▶ [Task details]:
Gather all lines containing the string "this" and copy them out.
**** Given data ****
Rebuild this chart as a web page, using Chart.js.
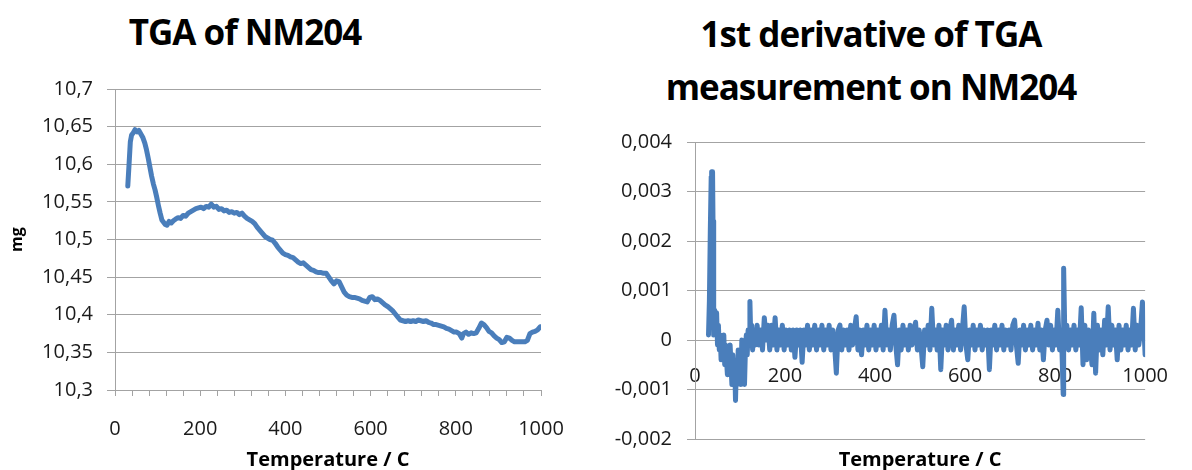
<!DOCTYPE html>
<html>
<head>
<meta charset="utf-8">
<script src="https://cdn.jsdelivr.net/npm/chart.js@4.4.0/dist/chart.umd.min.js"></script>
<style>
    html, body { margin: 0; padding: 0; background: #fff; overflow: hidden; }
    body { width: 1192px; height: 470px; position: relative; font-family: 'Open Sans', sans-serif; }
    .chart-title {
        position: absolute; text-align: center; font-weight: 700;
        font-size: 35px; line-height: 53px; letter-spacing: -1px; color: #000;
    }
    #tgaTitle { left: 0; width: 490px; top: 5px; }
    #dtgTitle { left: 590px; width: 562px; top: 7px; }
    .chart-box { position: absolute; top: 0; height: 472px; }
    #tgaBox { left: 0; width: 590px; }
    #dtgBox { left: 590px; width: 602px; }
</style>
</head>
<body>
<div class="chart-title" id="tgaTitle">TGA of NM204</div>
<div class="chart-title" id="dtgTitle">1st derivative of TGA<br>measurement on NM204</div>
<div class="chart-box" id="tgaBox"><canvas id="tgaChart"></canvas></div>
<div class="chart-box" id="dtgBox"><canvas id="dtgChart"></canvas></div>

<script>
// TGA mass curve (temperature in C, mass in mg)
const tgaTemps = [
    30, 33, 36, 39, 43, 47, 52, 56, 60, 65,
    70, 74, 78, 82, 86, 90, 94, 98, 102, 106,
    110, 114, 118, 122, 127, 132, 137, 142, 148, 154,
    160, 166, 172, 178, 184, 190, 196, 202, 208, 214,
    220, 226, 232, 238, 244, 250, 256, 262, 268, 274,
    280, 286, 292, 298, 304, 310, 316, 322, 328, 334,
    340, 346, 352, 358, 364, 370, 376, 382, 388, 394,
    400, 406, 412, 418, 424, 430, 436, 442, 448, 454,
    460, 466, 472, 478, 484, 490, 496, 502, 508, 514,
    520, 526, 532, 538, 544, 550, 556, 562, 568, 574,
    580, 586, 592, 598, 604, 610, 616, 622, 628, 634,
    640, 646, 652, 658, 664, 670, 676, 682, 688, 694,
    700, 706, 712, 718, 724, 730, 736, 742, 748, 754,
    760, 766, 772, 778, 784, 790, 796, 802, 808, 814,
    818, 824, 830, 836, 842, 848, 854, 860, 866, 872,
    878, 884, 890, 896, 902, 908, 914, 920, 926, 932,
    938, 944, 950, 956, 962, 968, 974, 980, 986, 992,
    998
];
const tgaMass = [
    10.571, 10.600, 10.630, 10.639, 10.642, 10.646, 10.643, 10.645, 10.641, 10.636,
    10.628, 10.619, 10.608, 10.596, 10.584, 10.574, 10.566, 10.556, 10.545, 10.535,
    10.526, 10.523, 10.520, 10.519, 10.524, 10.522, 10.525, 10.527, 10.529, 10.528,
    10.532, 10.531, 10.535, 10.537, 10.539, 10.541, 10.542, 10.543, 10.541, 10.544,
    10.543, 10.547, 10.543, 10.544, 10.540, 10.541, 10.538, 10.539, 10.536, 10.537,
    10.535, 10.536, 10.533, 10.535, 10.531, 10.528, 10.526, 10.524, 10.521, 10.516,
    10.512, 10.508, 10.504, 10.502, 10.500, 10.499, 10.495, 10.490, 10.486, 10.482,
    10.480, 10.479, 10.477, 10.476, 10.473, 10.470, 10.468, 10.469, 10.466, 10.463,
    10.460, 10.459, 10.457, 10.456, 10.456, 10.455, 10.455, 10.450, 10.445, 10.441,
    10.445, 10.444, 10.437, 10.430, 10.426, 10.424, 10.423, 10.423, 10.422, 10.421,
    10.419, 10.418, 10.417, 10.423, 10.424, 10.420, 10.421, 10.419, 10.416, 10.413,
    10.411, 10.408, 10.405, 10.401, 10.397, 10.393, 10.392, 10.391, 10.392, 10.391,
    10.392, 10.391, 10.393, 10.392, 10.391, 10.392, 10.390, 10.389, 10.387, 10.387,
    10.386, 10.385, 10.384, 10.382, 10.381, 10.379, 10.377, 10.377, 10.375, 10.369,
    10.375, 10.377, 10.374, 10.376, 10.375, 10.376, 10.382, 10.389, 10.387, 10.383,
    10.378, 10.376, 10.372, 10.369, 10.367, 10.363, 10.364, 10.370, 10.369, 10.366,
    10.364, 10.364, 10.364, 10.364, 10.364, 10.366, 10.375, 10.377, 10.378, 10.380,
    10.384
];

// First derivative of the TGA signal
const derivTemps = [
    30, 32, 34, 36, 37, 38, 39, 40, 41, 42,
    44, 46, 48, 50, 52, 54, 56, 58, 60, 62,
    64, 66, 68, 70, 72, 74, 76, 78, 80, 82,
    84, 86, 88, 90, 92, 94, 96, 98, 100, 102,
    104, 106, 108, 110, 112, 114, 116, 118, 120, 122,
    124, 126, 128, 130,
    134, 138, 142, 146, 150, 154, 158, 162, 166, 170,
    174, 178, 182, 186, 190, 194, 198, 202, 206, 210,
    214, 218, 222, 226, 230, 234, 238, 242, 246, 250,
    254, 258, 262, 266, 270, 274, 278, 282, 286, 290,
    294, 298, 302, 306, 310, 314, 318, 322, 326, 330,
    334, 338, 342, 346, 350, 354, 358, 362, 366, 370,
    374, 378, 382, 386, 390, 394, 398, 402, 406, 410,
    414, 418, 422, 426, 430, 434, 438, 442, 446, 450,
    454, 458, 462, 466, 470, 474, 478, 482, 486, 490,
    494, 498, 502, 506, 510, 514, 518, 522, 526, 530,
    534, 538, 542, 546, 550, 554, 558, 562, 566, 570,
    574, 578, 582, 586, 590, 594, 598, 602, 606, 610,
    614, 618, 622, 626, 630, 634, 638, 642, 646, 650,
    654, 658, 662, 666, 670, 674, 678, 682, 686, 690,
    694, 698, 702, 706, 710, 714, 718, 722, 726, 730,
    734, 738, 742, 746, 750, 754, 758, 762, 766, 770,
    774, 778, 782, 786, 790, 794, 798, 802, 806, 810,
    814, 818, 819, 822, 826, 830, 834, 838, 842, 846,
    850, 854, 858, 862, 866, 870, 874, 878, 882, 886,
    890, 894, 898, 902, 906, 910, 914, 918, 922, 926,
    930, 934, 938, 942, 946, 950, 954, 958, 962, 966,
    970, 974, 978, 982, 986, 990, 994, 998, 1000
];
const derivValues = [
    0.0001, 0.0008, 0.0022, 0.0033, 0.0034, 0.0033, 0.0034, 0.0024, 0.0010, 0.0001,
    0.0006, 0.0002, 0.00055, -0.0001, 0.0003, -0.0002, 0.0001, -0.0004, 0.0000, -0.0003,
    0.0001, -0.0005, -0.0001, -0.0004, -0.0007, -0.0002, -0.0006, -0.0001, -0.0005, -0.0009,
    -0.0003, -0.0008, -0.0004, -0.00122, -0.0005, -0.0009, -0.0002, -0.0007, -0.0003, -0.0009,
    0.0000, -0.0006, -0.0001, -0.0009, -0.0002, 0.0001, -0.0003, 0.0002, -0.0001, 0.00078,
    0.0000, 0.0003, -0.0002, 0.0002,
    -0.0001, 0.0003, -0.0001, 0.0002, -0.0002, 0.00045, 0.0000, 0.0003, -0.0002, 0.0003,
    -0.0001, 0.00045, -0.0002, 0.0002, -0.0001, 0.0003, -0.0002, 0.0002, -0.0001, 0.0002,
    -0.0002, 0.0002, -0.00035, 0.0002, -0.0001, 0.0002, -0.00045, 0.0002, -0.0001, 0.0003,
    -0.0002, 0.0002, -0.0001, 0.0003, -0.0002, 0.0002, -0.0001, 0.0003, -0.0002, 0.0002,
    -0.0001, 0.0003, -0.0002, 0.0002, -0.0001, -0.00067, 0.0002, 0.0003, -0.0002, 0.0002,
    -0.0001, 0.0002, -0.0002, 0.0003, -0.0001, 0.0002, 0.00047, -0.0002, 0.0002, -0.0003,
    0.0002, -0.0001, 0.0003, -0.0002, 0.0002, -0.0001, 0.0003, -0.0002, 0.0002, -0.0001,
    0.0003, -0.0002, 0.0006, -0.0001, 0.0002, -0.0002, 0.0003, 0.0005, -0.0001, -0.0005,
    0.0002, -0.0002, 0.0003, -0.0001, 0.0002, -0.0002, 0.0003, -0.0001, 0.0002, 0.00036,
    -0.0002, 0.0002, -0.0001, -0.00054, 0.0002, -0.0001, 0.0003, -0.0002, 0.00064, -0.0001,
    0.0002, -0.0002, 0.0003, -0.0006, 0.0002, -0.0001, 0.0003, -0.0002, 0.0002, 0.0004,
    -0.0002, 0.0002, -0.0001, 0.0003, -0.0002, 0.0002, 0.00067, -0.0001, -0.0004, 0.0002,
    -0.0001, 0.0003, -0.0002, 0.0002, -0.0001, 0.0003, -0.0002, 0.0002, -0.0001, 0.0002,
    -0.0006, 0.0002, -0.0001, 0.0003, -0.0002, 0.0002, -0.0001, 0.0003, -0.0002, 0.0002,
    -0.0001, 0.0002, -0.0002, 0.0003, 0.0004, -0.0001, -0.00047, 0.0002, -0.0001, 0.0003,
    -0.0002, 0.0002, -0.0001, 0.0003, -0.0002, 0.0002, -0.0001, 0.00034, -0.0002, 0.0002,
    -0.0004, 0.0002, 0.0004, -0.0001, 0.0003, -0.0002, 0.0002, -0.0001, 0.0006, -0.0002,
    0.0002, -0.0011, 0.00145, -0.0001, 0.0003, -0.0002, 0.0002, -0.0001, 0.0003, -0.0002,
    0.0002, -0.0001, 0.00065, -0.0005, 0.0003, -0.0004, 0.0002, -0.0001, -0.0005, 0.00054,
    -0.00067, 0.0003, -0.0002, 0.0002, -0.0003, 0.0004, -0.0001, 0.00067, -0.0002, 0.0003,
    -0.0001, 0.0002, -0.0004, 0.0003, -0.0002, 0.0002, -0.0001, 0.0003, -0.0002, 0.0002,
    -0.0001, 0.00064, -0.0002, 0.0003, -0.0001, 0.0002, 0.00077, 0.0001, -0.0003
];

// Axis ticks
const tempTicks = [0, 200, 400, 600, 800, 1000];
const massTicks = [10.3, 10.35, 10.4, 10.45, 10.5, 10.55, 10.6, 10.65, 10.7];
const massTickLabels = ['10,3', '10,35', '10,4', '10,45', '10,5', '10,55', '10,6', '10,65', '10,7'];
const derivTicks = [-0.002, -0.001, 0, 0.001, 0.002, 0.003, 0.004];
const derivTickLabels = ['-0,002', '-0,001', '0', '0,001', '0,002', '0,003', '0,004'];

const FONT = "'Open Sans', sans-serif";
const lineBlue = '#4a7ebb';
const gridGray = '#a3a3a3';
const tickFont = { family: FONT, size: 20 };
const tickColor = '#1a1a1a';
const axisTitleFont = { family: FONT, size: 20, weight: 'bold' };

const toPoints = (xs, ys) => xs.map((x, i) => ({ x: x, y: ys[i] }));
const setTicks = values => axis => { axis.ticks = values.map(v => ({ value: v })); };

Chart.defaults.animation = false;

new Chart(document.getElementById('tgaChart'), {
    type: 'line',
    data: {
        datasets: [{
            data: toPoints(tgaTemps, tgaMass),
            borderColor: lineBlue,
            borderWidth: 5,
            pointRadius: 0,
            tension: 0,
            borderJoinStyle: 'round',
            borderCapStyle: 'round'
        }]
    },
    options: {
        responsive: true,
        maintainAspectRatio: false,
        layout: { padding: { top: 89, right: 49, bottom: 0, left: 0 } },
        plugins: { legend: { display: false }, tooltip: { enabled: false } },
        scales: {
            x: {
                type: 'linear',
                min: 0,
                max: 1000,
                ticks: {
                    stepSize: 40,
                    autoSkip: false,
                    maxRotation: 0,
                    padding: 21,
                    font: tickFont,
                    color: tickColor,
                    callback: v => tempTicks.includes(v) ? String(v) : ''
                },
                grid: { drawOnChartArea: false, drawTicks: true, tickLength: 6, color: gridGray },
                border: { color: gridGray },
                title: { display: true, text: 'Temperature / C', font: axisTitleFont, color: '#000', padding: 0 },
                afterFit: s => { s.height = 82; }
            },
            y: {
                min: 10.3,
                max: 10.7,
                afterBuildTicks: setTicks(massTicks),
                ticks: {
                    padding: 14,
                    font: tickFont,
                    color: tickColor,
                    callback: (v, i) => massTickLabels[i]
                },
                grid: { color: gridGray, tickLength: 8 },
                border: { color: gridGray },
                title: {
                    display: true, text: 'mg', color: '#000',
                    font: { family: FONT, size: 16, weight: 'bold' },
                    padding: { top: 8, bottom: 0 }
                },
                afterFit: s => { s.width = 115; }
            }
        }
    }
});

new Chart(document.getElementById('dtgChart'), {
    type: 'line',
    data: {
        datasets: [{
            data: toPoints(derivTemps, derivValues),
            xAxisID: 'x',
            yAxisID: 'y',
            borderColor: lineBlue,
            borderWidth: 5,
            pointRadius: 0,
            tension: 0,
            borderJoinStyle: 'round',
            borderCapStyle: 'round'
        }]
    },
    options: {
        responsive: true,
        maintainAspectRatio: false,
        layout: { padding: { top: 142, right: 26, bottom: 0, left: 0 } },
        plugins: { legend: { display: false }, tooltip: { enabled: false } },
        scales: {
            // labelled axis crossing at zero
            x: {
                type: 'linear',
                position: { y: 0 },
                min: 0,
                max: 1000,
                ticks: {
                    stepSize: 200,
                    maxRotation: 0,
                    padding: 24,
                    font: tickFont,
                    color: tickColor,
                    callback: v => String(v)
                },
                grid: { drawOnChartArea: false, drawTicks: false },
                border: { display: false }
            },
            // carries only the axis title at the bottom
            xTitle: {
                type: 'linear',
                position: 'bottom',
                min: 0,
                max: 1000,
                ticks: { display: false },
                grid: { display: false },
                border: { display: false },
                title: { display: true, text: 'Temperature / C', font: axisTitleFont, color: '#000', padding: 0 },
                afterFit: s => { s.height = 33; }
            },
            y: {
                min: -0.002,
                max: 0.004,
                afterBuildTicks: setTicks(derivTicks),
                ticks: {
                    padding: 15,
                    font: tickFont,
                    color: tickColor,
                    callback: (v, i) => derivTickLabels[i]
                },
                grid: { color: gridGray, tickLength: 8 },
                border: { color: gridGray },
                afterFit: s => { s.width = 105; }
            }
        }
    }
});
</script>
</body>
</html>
****
**** Given data ****
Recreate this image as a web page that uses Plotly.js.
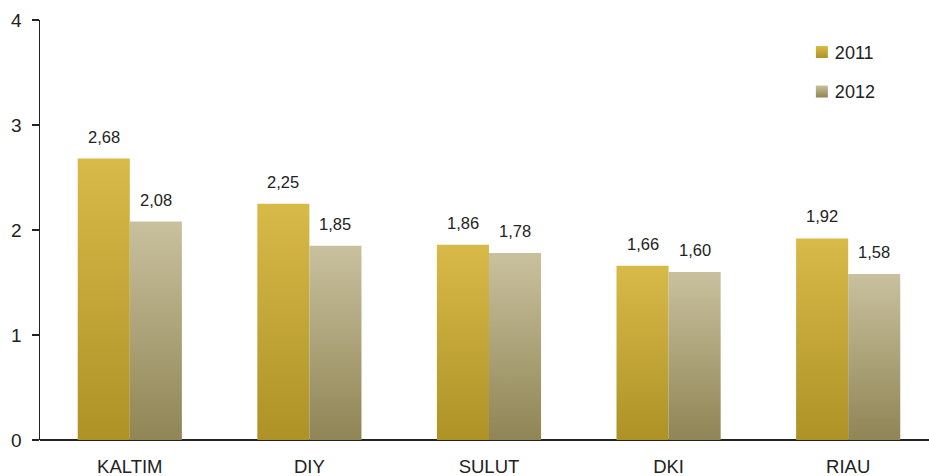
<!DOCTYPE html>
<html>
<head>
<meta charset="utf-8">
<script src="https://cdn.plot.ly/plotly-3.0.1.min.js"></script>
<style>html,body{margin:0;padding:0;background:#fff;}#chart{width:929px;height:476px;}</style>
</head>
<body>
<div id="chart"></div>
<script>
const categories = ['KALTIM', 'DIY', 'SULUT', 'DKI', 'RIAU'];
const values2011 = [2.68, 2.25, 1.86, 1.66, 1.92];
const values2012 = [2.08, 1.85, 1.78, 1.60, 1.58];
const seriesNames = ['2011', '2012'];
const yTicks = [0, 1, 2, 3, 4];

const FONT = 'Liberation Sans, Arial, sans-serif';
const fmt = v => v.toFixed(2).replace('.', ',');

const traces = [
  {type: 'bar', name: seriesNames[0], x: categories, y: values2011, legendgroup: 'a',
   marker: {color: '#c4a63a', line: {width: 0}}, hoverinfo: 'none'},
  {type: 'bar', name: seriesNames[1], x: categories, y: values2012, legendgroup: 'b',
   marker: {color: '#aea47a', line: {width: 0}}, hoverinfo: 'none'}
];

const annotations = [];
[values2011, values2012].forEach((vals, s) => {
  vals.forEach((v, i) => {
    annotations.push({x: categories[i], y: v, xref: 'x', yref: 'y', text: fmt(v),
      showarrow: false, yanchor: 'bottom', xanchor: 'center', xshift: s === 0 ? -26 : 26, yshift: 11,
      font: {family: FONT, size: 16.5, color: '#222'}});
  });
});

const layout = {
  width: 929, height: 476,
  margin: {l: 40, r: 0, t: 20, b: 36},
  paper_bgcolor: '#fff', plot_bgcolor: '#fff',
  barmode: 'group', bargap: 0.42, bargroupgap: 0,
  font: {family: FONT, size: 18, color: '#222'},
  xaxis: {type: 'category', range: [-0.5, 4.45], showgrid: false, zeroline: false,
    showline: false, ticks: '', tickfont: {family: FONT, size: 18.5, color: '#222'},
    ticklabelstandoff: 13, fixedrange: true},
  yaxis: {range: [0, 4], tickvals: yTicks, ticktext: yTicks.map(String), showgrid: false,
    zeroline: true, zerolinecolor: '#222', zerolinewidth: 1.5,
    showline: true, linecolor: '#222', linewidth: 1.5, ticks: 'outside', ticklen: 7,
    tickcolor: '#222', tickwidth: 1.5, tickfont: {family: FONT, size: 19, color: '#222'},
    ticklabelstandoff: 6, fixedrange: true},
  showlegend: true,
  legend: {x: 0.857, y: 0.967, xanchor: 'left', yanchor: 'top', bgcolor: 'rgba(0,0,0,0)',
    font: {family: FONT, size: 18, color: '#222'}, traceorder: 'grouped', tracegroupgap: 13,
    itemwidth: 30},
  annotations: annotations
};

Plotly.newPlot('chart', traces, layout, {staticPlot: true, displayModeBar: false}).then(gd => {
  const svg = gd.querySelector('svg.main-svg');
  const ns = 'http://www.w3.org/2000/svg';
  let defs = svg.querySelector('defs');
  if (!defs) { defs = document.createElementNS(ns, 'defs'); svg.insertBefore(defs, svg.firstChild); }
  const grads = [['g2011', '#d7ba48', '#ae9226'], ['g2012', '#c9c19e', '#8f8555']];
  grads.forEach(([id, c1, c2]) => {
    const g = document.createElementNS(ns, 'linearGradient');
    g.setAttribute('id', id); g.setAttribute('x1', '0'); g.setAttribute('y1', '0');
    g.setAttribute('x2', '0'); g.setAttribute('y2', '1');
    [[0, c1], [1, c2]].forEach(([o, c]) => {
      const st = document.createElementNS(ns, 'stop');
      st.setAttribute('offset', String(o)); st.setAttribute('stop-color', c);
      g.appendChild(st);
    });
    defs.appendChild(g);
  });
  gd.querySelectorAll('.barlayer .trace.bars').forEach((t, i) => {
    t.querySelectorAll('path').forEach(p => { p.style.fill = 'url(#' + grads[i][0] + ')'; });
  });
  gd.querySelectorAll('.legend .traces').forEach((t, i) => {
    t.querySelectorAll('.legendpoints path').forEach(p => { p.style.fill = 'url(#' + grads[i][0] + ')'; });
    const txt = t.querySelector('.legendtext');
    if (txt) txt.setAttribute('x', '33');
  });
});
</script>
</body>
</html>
****
▶ [Task solution]:
Rebuild this chart as a web page, using Chart.js.
Recreate this image as a web page that uses Plotly.js.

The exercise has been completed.